How to Use This Calculator
Our tool simplifies the calculation by allowing you to input the pipe diameter directly rather than manually calculating the cross-sectional area. Here is a step-by-step guide to the inputs:
Fluid Density ($\rho$): Enter the density of the substance. For example, water at room temperature is approximately 997 kg/m³, while air is roughly 1.225 kg/m³.
Flow Velocity ($V$): Enter the average speed at which the fluid travels through the pipe, measured in meters per second.
Pipe Inner Diameter ($d$): Input the internal diameter of the pipe in millimeters.

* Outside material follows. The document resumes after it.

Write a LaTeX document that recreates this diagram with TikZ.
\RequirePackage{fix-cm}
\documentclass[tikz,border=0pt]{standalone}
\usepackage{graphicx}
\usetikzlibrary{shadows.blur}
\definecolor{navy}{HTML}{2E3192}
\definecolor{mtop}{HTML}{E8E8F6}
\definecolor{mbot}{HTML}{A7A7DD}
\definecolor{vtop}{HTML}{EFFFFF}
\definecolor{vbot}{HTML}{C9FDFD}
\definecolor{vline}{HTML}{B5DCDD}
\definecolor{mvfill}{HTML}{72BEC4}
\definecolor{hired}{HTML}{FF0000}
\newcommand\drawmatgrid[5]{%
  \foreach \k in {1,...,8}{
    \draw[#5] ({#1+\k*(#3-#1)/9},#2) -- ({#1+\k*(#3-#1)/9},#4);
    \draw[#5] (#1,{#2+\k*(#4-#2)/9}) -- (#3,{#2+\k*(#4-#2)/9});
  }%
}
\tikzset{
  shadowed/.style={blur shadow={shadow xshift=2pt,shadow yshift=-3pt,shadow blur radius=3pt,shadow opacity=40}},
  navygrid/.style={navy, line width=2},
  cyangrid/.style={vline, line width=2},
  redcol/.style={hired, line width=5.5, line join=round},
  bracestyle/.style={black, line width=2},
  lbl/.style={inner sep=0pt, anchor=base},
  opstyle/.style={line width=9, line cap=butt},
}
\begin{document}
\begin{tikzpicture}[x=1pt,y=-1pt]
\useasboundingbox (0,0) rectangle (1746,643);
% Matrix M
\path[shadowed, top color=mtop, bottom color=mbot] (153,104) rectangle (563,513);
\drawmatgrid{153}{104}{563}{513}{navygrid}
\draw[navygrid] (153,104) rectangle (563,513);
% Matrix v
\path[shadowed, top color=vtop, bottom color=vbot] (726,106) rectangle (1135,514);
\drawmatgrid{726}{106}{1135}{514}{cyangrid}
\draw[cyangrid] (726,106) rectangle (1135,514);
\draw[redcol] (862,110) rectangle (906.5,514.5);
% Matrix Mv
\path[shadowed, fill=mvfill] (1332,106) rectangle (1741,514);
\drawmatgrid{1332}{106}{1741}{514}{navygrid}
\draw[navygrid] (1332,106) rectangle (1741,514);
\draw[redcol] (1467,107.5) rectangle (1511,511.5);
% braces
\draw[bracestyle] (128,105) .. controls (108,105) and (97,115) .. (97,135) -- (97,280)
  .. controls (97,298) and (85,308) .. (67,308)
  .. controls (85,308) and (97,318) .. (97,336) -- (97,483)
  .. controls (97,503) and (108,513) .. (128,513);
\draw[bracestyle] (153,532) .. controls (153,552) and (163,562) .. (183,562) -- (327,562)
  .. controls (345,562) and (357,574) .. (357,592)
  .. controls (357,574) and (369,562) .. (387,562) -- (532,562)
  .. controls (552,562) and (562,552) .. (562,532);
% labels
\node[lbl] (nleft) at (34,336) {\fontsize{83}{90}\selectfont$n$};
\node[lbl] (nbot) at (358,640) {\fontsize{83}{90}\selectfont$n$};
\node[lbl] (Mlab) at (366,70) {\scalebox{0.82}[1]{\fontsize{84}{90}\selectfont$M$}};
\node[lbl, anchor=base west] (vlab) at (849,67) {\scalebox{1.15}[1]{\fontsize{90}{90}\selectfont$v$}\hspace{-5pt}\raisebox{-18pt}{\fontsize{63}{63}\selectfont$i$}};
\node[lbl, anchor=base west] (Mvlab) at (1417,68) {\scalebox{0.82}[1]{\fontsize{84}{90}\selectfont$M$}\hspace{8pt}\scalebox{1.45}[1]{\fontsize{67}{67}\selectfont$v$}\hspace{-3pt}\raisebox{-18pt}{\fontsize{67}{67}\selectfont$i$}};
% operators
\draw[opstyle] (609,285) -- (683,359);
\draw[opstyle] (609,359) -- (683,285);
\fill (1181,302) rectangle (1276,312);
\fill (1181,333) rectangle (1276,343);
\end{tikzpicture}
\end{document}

The calculator automatically converts this to area (in square meters) for the physics calculation.
Mass Flow Rate vs. Volumetric Flow Rate
The relationship between mass flow rate ($\dot{m}$) and volumetric flow rate ($Q$) is defined by density:
$\dot{m} = \rho \cdot Q$
Volumetric flow rate is often easier to measure directly with flow meters, but mass flow rate is the law of conservation of mass in action. In combustion engines, for instance, the specific mass of air (oxygen) determines how much fuel can be burned efficiently, regardless of the air's volume which changes with altitude and temperature.
Common Applications
HVAC Systems: Determining the mass of air moved to calculate cooling or heating loads.

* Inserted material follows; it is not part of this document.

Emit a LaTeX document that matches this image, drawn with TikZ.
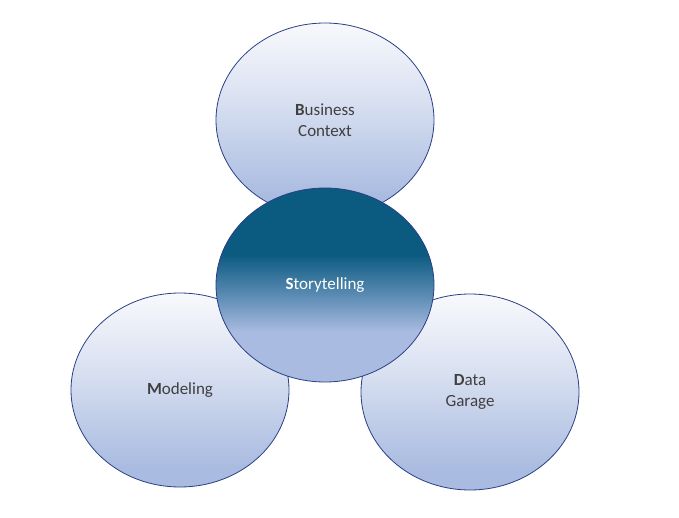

Chemical Processing: Ensuring precise stoichiometry in reactions where reactants are fed via pipes.
Aerospace: Calculating fuel consumption rates for rocket engines or jet turbines.

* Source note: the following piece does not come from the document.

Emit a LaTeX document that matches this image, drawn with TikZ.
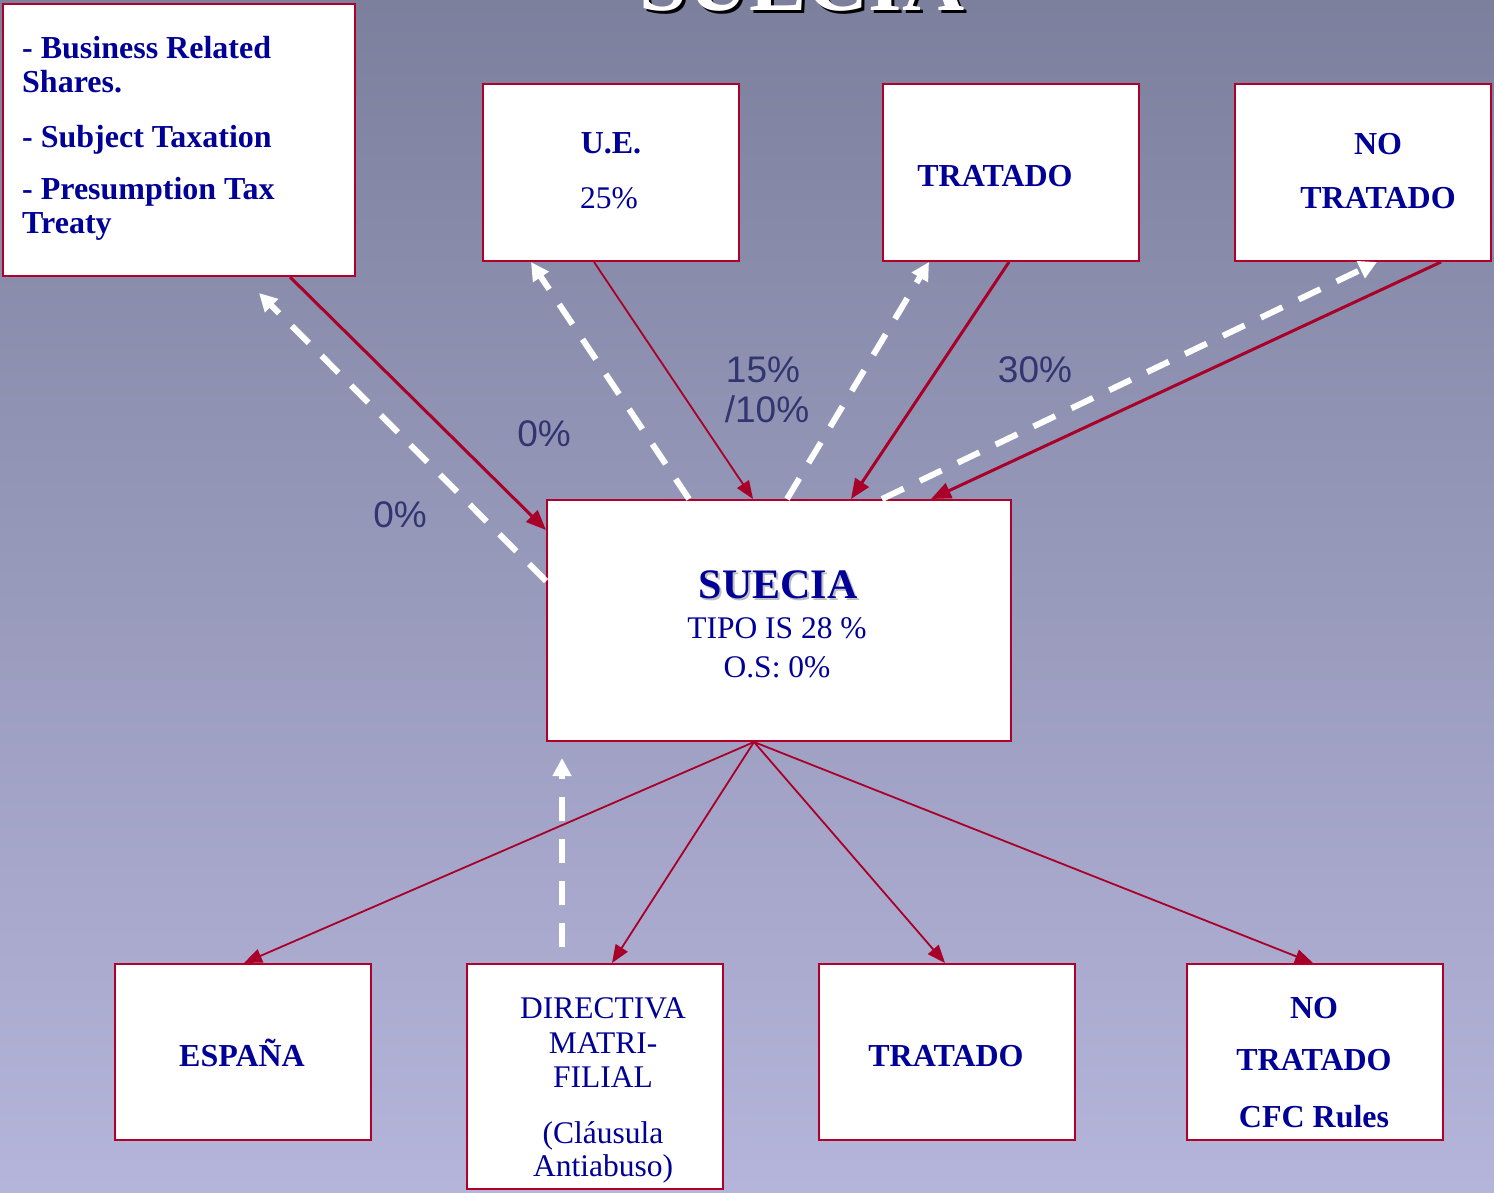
\documentclass[tikz,border=0pt]{standalone}
\usepackage{fontspec}
\setmainfont{Liberation Serif}
\newfontfamily\arialf{Liberation Sans}
\usetikzlibrary{arrows.meta}
\definecolor{bgtop}{RGB}{124,128,157}
\definecolor{bgbot}{RGB}{181,181,219}
\definecolor{boxred}{RGB}{176,0,42}
\definecolor{arrred}{RGB}{168,0,40}
\definecolor{txtblue}{RGB}{0,0,150}
\definecolor{lblblue}{RGB}{50,54,112}
\newcommand\bxb{\fontsize{32}{36}\selectfont\bfseries}
\newcommand\bxr{\fontsize{31.5}{36}\selectfont}
\tikzset{
  box/.style={draw=boxred, line width=2pt, fill=white, rectangle, inner sep=0pt},
  tb/.style={anchor=base, inner sep=0pt, text=txtblue, font=\bxb},
  tr/.style={anchor=base, inner sep=0pt, text=txtblue, font=\bxr},
  tl/.style={anchor=base west, inner sep=0pt, text=txtblue, font=\bxb},
  pct/.style={anchor=base, inner sep=0pt, text=lblblue, font=\arialf\fontsize{37}{40}\selectfont},
  redthick/.style={draw=arrred, line width=3pt, -{Triangle[length=20pt,width=16pt]}},
  redthin/.style={draw=arrred, line width=1.8pt, -{Triangle[length=18pt,width=14pt]}},
  whitedash/.style={draw=white, line width=6pt, dash pattern=on 24pt off 18pt, -{Triangle[length=18pt,width=18pt]}}
}
\begin{document}
\begin{tikzpicture}[x=1pt,y=-1pt]
\useasboundingbox (0,0) rectangle (1494,1192);
\clip (0,0) rectangle (1494,1192);
\shade[top color=bgtop, bottom color=bgbot] (0,0) rectangle (1494,1192);

% title (cut off at top)
\node[anchor=base, inner sep=0pt, text=black, font=\fontsize{86}{90}\selectfont\bfseries] (titleS) at (805,13) {SUECIA};
\node[anchor=base, inner sep=0pt, text=white, font=\fontsize{86}{90}\selectfont\bfseries] (title) at (802,10) {SUECIA};

% boxes
\node[box, minimum width=352pt, minimum height=272pt] (brs) at (179,140) {};
\node[box, minimum width=256pt, minimum height=177pt] (ue) at (611,172.5) {};
\node[box, minimum width=256pt, minimum height=177pt] (trT) at (1011,172.5) {};
\node[box, minimum width=256pt, minimum height=177pt] (ntT) at (1363,172.5) {};
\node[box, minimum width=464pt, minimum height=241pt] (suecia) at (779,620.5) {};
\node[box, minimum width=256pt, minimum height=176pt] (esp) at (243,1052) {};
\node[box, minimum width=256pt, minimum height=225pt] (dir) at (595,1076.5) {};
\node[box, minimum width=256pt, minimum height=176pt] (trB) at (947,1052) {};
\node[box, minimum width=256pt, minimum height=176pt] (ntB) at (1315,1052) {};

% box texts
\node[tl] (brs1) at (22,58) {- Business Related};
\node[tl] (brs2) at (22,92) {Shares.};
\node[tl] (brs3) at (22,147) {- Subject Taxation};
\node[tl] (brs4) at (22,199) {- Presumption Tax};
\node[tl] (brs5) at (22,233) {Treaty};

\node[tb] (ue1) at (611,153) {U.E.};
\node[tr] (ue2) at (609,208) {25\%};

\node[tb] (trT1) at (995,186) {TRATADO};

\node[tb] (ntT1) at (1378,154) {NO};
\node[tb] (ntT2) at (1378,208) {TRATADO};

\node[anchor=base, inner sep=0pt, text=black!25, font=\fontsize{42}{46}\selectfont\bfseries] (su0) at (780,600) {SUECIA};
\node[anchor=base, inner sep=0pt, text=txtblue, font=\fontsize{42}{46}\selectfont\bfseries] (su1) at (778,598) {SUECIA};
\node[tr] (su2) at (777,638) {TIPO IS 28 \%};
\node[tr] (su3) at (777,677) {O.S: 0\%};

\node[tb] (esp1) at (242,1066) {ESPAÑA};

\node[tr] (dir1) at (603,1018) {DIRECTIVA};
\node[tr] (dir2) at (603,1053) {MATRI-};
\node[tr] (dir3) at (603,1087) {FILIAL};
\node[tr] (dir4) at (603,1143) {(Cláusula};
\node[tr] (dir5) at (603,1176) {Antiabuso)};

\node[tb] (trB1) at (946,1066) {TRATADO};

\node[tb] (ntB1) at (1314,1018) {NO};
\node[tb] (ntB2) at (1314,1070) {TRATADO};
\node[tb] (ntB3) at (1314,1127) {CFC Rules};

% percent labels
\node[pct] (p1) at (400,527) {0\%};
\node[pct] (p2) at (544,446) {0\%};
\node[pct] (p3) at (763,382) {15\%};
\node[pct] (p4) at (767,422) {/10\%};
\node[pct] (p5) at (1035,382) {30\%};

% connectors top
\coordinate (brsIn) at ([xshift=257pt,yshift=-16pt]brs.south west);
\draw[whitedash] ([yshift=-82pt]suecia.north west) -- (brsIn);
\draw[redthick] ([xshift=288pt]brs.south west) -- ([yshift=-31pt]suecia.north west);

\draw[whitedash] ([xshift=143pt]suecia.north west) -- ([xshift=49pt]ue.south west);
\draw[redthin] ([xshift=112pt]ue.south west) -- ([xshift=207pt]suecia.north west);

\draw[whitedash] ([xshift=241pt]suecia.north west) -- ([xshift=47pt]trT.south west);
\draw[redthick] ([xshift=127pt]trT.south west) -- ([xshift=305pt]suecia.north west);

\draw[whitedash] ([xshift=336pt]suecia.north west) -- ([xshift=143pt]ntT.south west);
\draw[redthick] ([xshift=207pt]ntT.south west) -- ([xshift=385pt]suecia.north west);

% connectors bottom
\draw[redthin] ([xshift=208pt]suecia.south west) -- ([xshift=1pt]esp.north);
\draw[redthin] ([xshift=208pt]suecia.south west) -- ([xshift=17pt]dir.north);
\draw[redthin] ([xshift=208pt]suecia.south west) -- ([xshift=-2pt]trB.north);
\draw[redthin] ([xshift=208pt]suecia.south west) -- ([xshift=-2pt]ntB.north);

\draw[whitedash] ([xshift=96pt,yshift=16pt]dir.north west) -- ([xshift=16pt,yshift=-16pt]suecia.south west);
\end{tikzpicture}
\end{document}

Water Treatment: Monitoring the mass of water processed through filtration membranes.
Example Calculation
Let's say you have water flowing through a 50mm diameter pipe at a speed of 2 m/s.
Density of water $\approx 1000$ kg/m³.
Diameter = 50mm = 0.05 meters.
Area $A = \pi \times (0.05/2)^2 \approx 0.001963$ m².